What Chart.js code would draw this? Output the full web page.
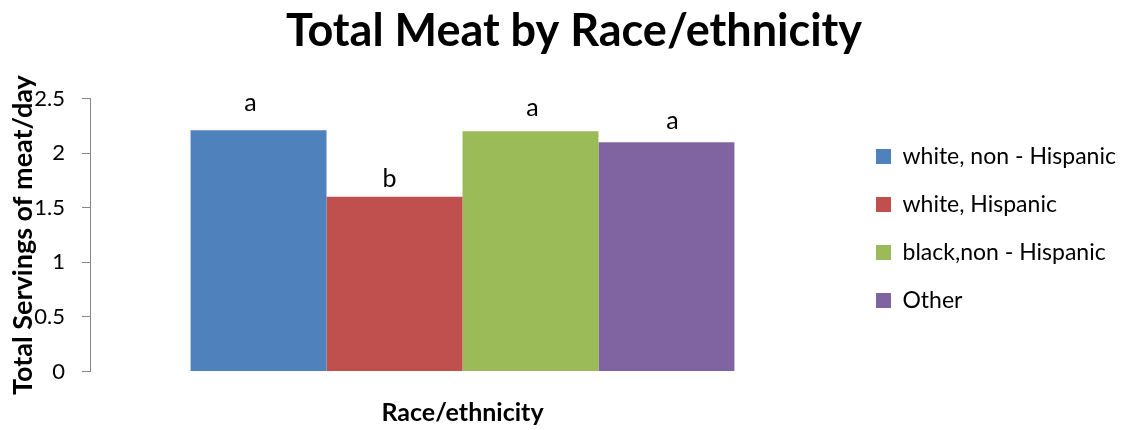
<!DOCTYPE html>
<html>
<head>
<meta charset="utf-8">
<title>Total Meat by Race/ethnicity</title>
<script src="https://cdn.jsdelivr.net/npm/chart.js@4.4.1/dist/chart.umd.min.js"></script>
<style>
  html, body { margin: 0; padding: 0; background: #fff; }
  .chart-box { width: 1133px; height: 430px; }
</style>
</head>
<body>
<div class="chart-box"><canvas id="meatChart" width="1133" height="430"></canvas></div>
<script>
const categories = ['Race/ethnicity'];
const groups = ['white, non - Hispanic', 'white, Hispanic', 'black,non - Hispanic', 'Other'];
const servings = [2.21, 1.60, 2.20, 2.10];
const letters = ['a', 'b', 'a', 'a'];
const colors = ['#4F81BD', '#C0504D', '#9BBB59', '#8064A2'];

const FONT = 'Lato, "Open Sans", sans-serif';
const AXIS_GREY = '#868686';
const LEGEND_SIZE = 23;
const LEGEND_PAD = 25;
const LEGEND_LEFT = 851;
const LEFT_PAD = 22;

Chart.defaults.font.family = FONT;
Chart.defaults.color = '#000';

// right padding so the legend block starts at LEGEND_LEFT
// (chart.js adds ~10px to the legend width on top of what we measure)
const measureCtx = document.createElement('canvas').getContext('2d');
measureCtx.font = `${LEGEND_SIZE}px ${FONT}`;
const widest = Math.max(...groups.map((g) => measureCtx.measureText(g).width));
const legendWidth = LEGEND_PAD + 15 + LEGEND_SIZE / 2 + widest + 10;
const rightPad = Math.max(0, 1133 - LEGEND_LEFT - legendWidth);

const letterLabels = {
  id: 'letterLabels',
  afterDatasetsDraw(chart, args, opts) {
    const { ctx } = chart;
    ctx.save();
    ctx.font = `${opts.size}px ${FONT}`;
    ctx.fillStyle = '#000';
    ctx.textAlign = 'center';
    ctx.textBaseline = 'alphabetic';
    chart.data.datasets.forEach((ds, i) => {
      const bar = chart.getDatasetMeta(i).data[0];
      if (!bar) return;
      ctx.fillText(letters[i], bar.x + opts.dx[i], bar.y - opts.dy[i]);
    });
    ctx.restore();
  }
};

new Chart(document.getElementById('meatChart'), {
  type: 'bar',
  data: {
    labels: categories,
    datasets: groups.map((name, i) => ({
      label: name,
      data: [servings[i]],
      backgroundColor: colors[i],
      borderWidth: 0,
      categoryPercentage: 0.73,
      barPercentage: 1
    }))
  },
  options: {
    responsive: false,
    animation: false,
    layout: { padding: { left: LEFT_PAD, right: rightPad, top: 0, bottom: 0 } },
    scales: {
      x: {
        grid: { display: false },
        border: { display: false },
        ticks: { display: false },
        title: {
          display: true,
          text: 'Race/ethnicity',
          font: { size: 25, weight: 'bold' },
          padding: { top: 0, bottom: 2 }
        },
        afterFit(scale) { scale.height = 58.5; }
      },
      y: {
        min: 0,
        max: 2.5,
        ticks: {
          stepSize: 0.5,
          font: { size: 22 },
          color: '#000',
          padding: 17,
          callback: (v) => `${v}`
        },
        grid: { drawOnChartArea: false, color: AXIS_GREY, tickLength: 8 },
        border: { color: AXIS_GREY },
        title: {
          display: true,
          text: 'Total Servings of meat/day',
          font: { size: 27, weight: 'bold', lineHeight: 0.1 },
          padding: { top: 0, bottom: 0 }
        },
        afterFit(scale) { scale.width = 90 - LEFT_PAD; }
      },
      gap: {
        type: 'linear',
        position: 'right',
        grid: { display: false, drawTicks: false },
        border: { display: false },
        ticks: { display: false },
        afterFit(scale) { scale.width = 16; }
      }
    },
    plugins: {
      title: {
        display: true,
        text: 'Total Meat by Race/ethnicity',
        font: { size: 45, weight: 'bold' },
        color: '#000',
        padding: { top: 4, bottom: 40.6 }
      },
      legend: {
        position: 'right',
        align: 'start',
        maxWidth: 400,
        title: { display: true, text: '', font: { size: 10, lineHeight: 1 }, padding: { top: 110, bottom: 0 } },
        labels: {
          boxWidth: 15,
          boxHeight: 15,
          padding: LEGEND_PAD,
          font: { size: LEGEND_SIZE },
          color: '#000'
        }
      },
      tooltip: { enabled: false },
      letterLabels: {
        size: 25,
        dx: [-8, -5, 2, 6],
        dy: [19, 10, 15, 13]
      }
    }
  },
  plugins: [letterLabels]
});
</script>
</body>
</html>
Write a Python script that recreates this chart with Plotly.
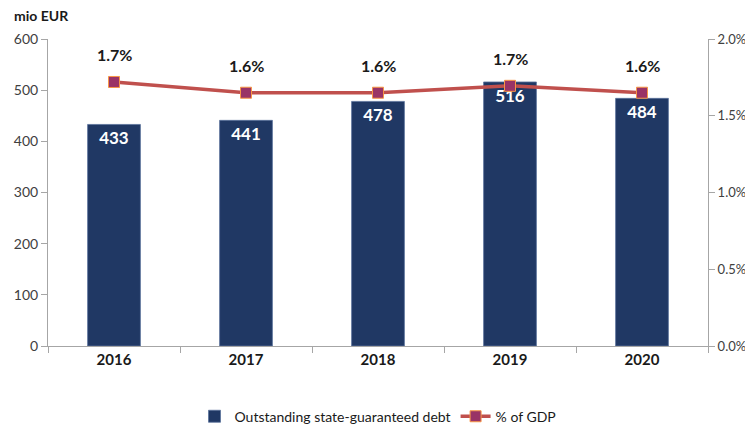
import plotly.graph_objects as go

years = ["2016", "2017", "2018", "2019", "2020"]
debt = [433, 441, 478, 516, 484]
gdp_pct = [1.72, 1.65, 1.65, 1.695, 1.65]
gdp_labels = ["1.7%", "1.6%", "1.6%", "1.7%", "1.6%"]
left_ticks = [0, 100, 200, 300, 400, 500, 600]
right_ticks = [0, 0.5, 1.0, 1.5, 2.0]
right_tick_labels = ["0.0%", "0.5%", "1.0%", "1.5%", "2.0%"]

FONT = "Lato, 'Open Sans', sans-serif"

fig = go.Figure()
fig.add_trace(go.Bar(
    x=years, y=debt, name="Outstanding state-guaranteed debt",
    marker=dict(color="#203864", line=dict(color="#5a729c", width=0.8)),
    text=[str(v) for v in debt], textposition="inside", insidetextanchor="end",
    textfont=dict(color="white", size=17, family=FONT, weight="bold"),
    cliponaxis=False,
))
fig.add_trace(go.Scatter(
    x=years, y=gdp_pct, name="% of GDP", yaxis="y2", mode="lines+markers",
    line=dict(color="#C0504D", width=3.5),
    marker=dict(symbol="square", size=11, color="#993366",
                line=dict(color="#F79646", width=1)),
))
for i, (y, t) in enumerate(zip(gdp_pct, gdp_labels)):
    fig.add_annotation(x=i, y=y, xref="x", yref="y2", text="<b>" + t + "</b>", showarrow=False,
                       yshift=27, font=dict(size=16, color="#1a1a1a", family=FONT))

fig.add_annotation(xref="paper", yref="paper", x=-0.054, y=1.078, xanchor="left", yanchor="middle",
                   text="<b>mio EUR</b>", showarrow=False,
                   font=dict(size=14, color="#1a1a1a", family=FONT))

fig.update_layout(
    width=745, height=417,
    margin=dict(l=40, r=45, t=31, b=79, autoexpand=False),
    paper_bgcolor="white", plot_bgcolor="white",
    font=dict(family=FONT, color="#404040"),
    bargap=0.6,
    showlegend=True,
    legend=dict(orientation="h", x=0.5, xanchor="center", yref="container", y=0.02, yanchor="middle",
                font=dict(size=14, color="#1a1a1a"), traceorder="normal"),
    xaxis=dict(type="category", range=[-0.5, 4.5], showline=True, linecolor="#A6A6A6", linewidth=1,
               ticks="outside", tickson="boundaries", tickcolor="#A6A6A6", ticklen=6,
               tickfont=dict(size=15, color="#1a1a1a", family=FONT, weight="bold"),
               showgrid=False),
    yaxis=dict(range=[0, 600], tickvals=left_ticks, showline=True, linecolor="#A6A6A6",
               ticks="outside", tickcolor="#A6A6A6", ticklen=6, showgrid=False,
               zeroline=False, tickfont=dict(size=14, color="#404040")),
    yaxis2=dict(range=[0, 2.0], tickvals=right_ticks, ticktext=right_tick_labels,
                overlaying="y", side="right", showline=True, linecolor="#A6A6A6",
                ticks="outside", tickcolor="#A6A6A6", ticklen=6, showgrid=False,
                zeroline=False, tickfont=dict(size=13, color="#404040")),
)

fig.write_html("out.html")
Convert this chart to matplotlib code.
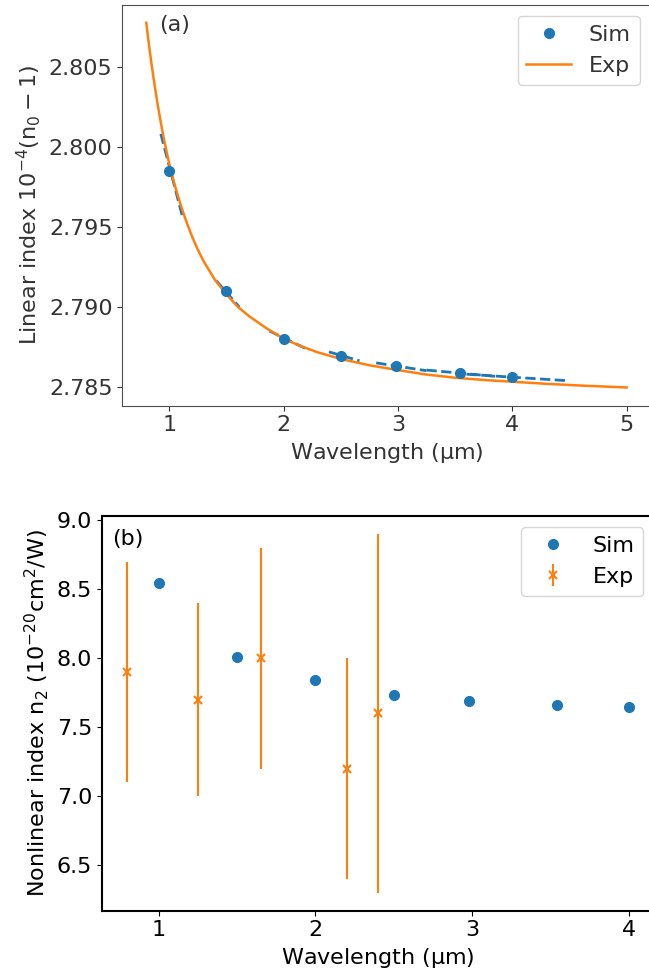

──────────

Task directions -> Write out the listing word for word, omitting the pictures it holds.

Complete response ->
What Chart.js code would draw this? Output the full web page.
<!DOCTYPE html>
<html>
<head>
<meta charset="utf-8">
<title>Total Meat by Race/ethnicity</title>
<script src="https://cdn.jsdelivr.net/npm/chart.js@4.4.1/dist/chart.umd.min.js"></script>
<style>
  html, body { margin: 0; padding: 0; background: #fff; }
  .chart-box { width: 1133px; height: 430px; }
</style>
</head>
<body>
<div class="chart-box"><canvas id="meatChart" width="1133" height="430"></canvas></div>
<script>
const categories = ['Race/ethnicity'];
const groups = ['white, non - Hispanic', 'white, Hispanic', 'black,non - Hispanic', 'Other'];
const servings = [2.21, 1.60, 2.20, 2.10];
const letters = ['a', 'b', 'a', 'a'];
const colors = ['#4F81BD', '#C0504D', '#9BBB59', '#8064A2'];

const FONT = 'Lato, "Open Sans", sans-serif';
const AXIS_GREY = '#868686';
const LEGEND_SIZE = 23;
const LEGEND_PAD = 25;
const LEGEND_LEFT = 851;
const LEFT_PAD = 22;

Chart.defaults.font.family = FONT;
Chart.defaults.color = '#000';

// right padding so the legend block starts at LEGEND_LEFT
// (chart.js adds ~10px to the legend width on top of what we measure)
const measureCtx = document.createElement('canvas').getContext('2d');
measureCtx.font = `${LEGEND_SIZE}px ${FONT}`;
const widest = Math.max(...groups.map((g) => measureCtx.measureText(g).width));
const legendWidth = LEGEND_PAD + 15 + LEGEND_SIZE / 2 + widest + 10;
const rightPad = Math.max(0, 1133 - LEGEND_LEFT - legendWidth);

const letterLabels = {
  id: 'letterLabels',
  afterDatasetsDraw(chart, args, opts) {
    const { ctx } = chart;
    ctx.save();
    ctx.font = `${opts.size}px ${FONT}`;
    ctx.fillStyle = '#000';
    ctx.textAlign = 'center';
    ctx.textBaseline = 'alphabetic';
    chart.data.datasets.forEach((ds, i) => {
      const bar = chart.getDatasetMeta(i).data[0];
      if (!bar) return;
      ctx.fillText(letters[i], bar.x + opts.dx[i], bar.y - opts.dy[i]);
    });
    ctx.restore();
  }
};

new Chart(document.getElementById('meatChart'), {
  type: 'bar',
  data: {
    labels: categories,
    datasets: groups.map((name, i) => ({
      label: name,
      data: [servings[i]],
      backgroundColor: colors[i],
      borderWidth: 0,
      categoryPercentage: 0.73,
      barPercentage: 1
    }))
  },
  options: {
    responsive: false,
    animation: false,
    layout: { padding: { left: LEFT_PAD, right: rightPad, top: 0, bottom: 0 } },
    scales: {
      x: {
        grid: { display: false },
        border: { display: false },
        ticks: { display: false },
        title: {
          display: true,
          text: 'Race/ethnicity',
          font: { size: 25, weight: 'bold' },
          padding: { top: 0, bottom: 2 }
        },
        afterFit(scale) { scale.height = 58.5; }
      },
      y: {
        min: 0,
        max: 2.5,
        ticks: {
          stepSize: 0.5,
          font: { size: 22 },
          color: '#000',
          padding: 17,
          callback: (v) => `${v}`
        },
        grid: { drawOnChartArea: false, color: AXIS_GREY, tickLength: 8 },
        border: { color: AXIS_GREY },
        title: {
          display: true,
          text: 'Total Servings of meat/day',
          font: { size: 27, weight: 'bold', lineHeight: 0.1 },
          padding: { top: 0, bottom: 0 }
        },
        afterFit(scale) { scale.width = 90 - LEFT_PAD; }
      },
      gap: {
        type: 'linear',
        position: 'right',
        grid: { display: false, drawTicks: false },
        border: { display: false },
        ticks: { display: false },
        afterFit(scale) { scale.width = 16; }
      }
    },
    plugins: {
      title: {
        display: true,
        text: 'Total Meat by Race/ethnicity',
        font: { size: 45, weight: 'bold' },
        color: '#000',
        padding: { top: 4, bottom: 40.6 }
      },
      legend: {
        position: 'right',
        align: 'start',
        maxWidth: 400,
        title: { display: true, text: '', font: { size: 10, lineHeight: 1 }, padding: { top: 110, bottom: 0 } },
        labels: {
          boxWidth: 15,
          boxHeight: 15,
          padding: LEGEND_PAD,
          font: { size: LEGEND_SIZE },
          color: '#000'
        }
      },
      tooltip: { enabled: false },
      letterLabels: {
        size: 25,
        dx: [-8, -5, 2, 6],
        dy: [19, 10, 15, 13]
      }
    }
  },
  plugins: [letterLabels]
});
</script>
</body>
</html>
Write a Python script that recreates this chart with Plotly.
import plotly.graph_objects as go

years = ["2016", "2017", "2018", "2019", "2020"]
debt = [433, 441, 478, 516, 484]
gdp_pct = [1.72, 1.65, 1.65, 1.695, 1.65]
gdp_labels = ["1.7%", "1.6%", "1.6%", "1.7%", "1.6%"]
left_ticks = [0, 100, 200, 300, 400, 500, 600]
right_ticks = [0, 0.5, 1.0, 1.5, 2.0]
right_tick_labels = ["0.0%", "0.5%", "1.0%", "1.5%", "2.0%"]

FONT = "Lato, 'Open Sans', sans-serif"

fig = go.Figure()
fig.add_trace(go.Bar(
    x=years, y=debt, name="Outstanding state-guaranteed debt",
    marker=dict(color="#203864", line=dict(color="#5a729c", width=0.8)),
    text=[str(v) for v in debt], textposition="inside", insidetextanchor="end",
    textfont=dict(color="white", size=17, family=FONT, weight="bold"),
    cliponaxis=False,
))
fig.add_trace(go.Scatter(
    x=years, y=gdp_pct, name="% of GDP", yaxis="y2", mode="lines+markers",
    line=dict(color="#C0504D", width=3.5),
    marker=dict(symbol="square", size=11, color="#993366",
                line=dict(color="#F79646", width=1)),
))
for i, (y, t) in enumerate(zip(gdp_pct, gdp_labels)):
    fig.add_annotation(x=i, y=y, xref="x", yref="y2", text="<b>" + t + "</b>", showarrow=False,
                       yshift=27, font=dict(size=16, color="#1a1a1a", family=FONT))

fig.add_annotation(xref="paper", yref="paper", x=-0.054, y=1.078, xanchor="left", yanchor="middle",
                   text="<b>mio EUR</b>", showarrow=False,
                   font=dict(size=14, color="#1a1a1a", family=FONT))

fig.update_layout(
    width=745, height=417,
    margin=dict(l=40, r=45, t=31, b=79, autoexpand=False),
    paper_bgcolor="white", plot_bgcolor="white",
    font=dict(family=FONT, color="#404040"),
    bargap=0.6,
    showlegend=True,
    legend=dict(orientation="h", x=0.5, xanchor="center", yref="container", y=0.02, yanchor="middle",
                font=dict(size=14, color="#1a1a1a"), traceorder="normal"),
    xaxis=dict(type="category", range=[-0.5, 4.5], showline=True, linecolor="#A6A6A6", linewidth=1,
               ticks="outside", tickson="boundaries", tickcolor="#A6A6A6", ticklen=6,
               tickfont=dict(size=15, color="#1a1a1a", family=FONT, weight="bold"),
               showgrid=False),
    yaxis=dict(range=[0, 600], tickvals=left_ticks, showline=True, linecolor="#A6A6A6",
               ticks="outside", tickcolor="#A6A6A6", ticklen=6, showgrid=False,
               zeroline=False, tickfont=dict(size=14, color="#404040")),
    yaxis2=dict(range=[0, 2.0], tickvals=right_ticks, ticktext=right_tick_labels,
                overlaying="y", side="right", showline=True, linecolor="#A6A6A6",
                ticks="outside", tickcolor="#A6A6A6", ticklen=6, showgrid=False,
                zeroline=False, tickfont=dict(size=13, color="#404040")),
)

fig.write_html("out.html")
Convert this chart to matplotlib code.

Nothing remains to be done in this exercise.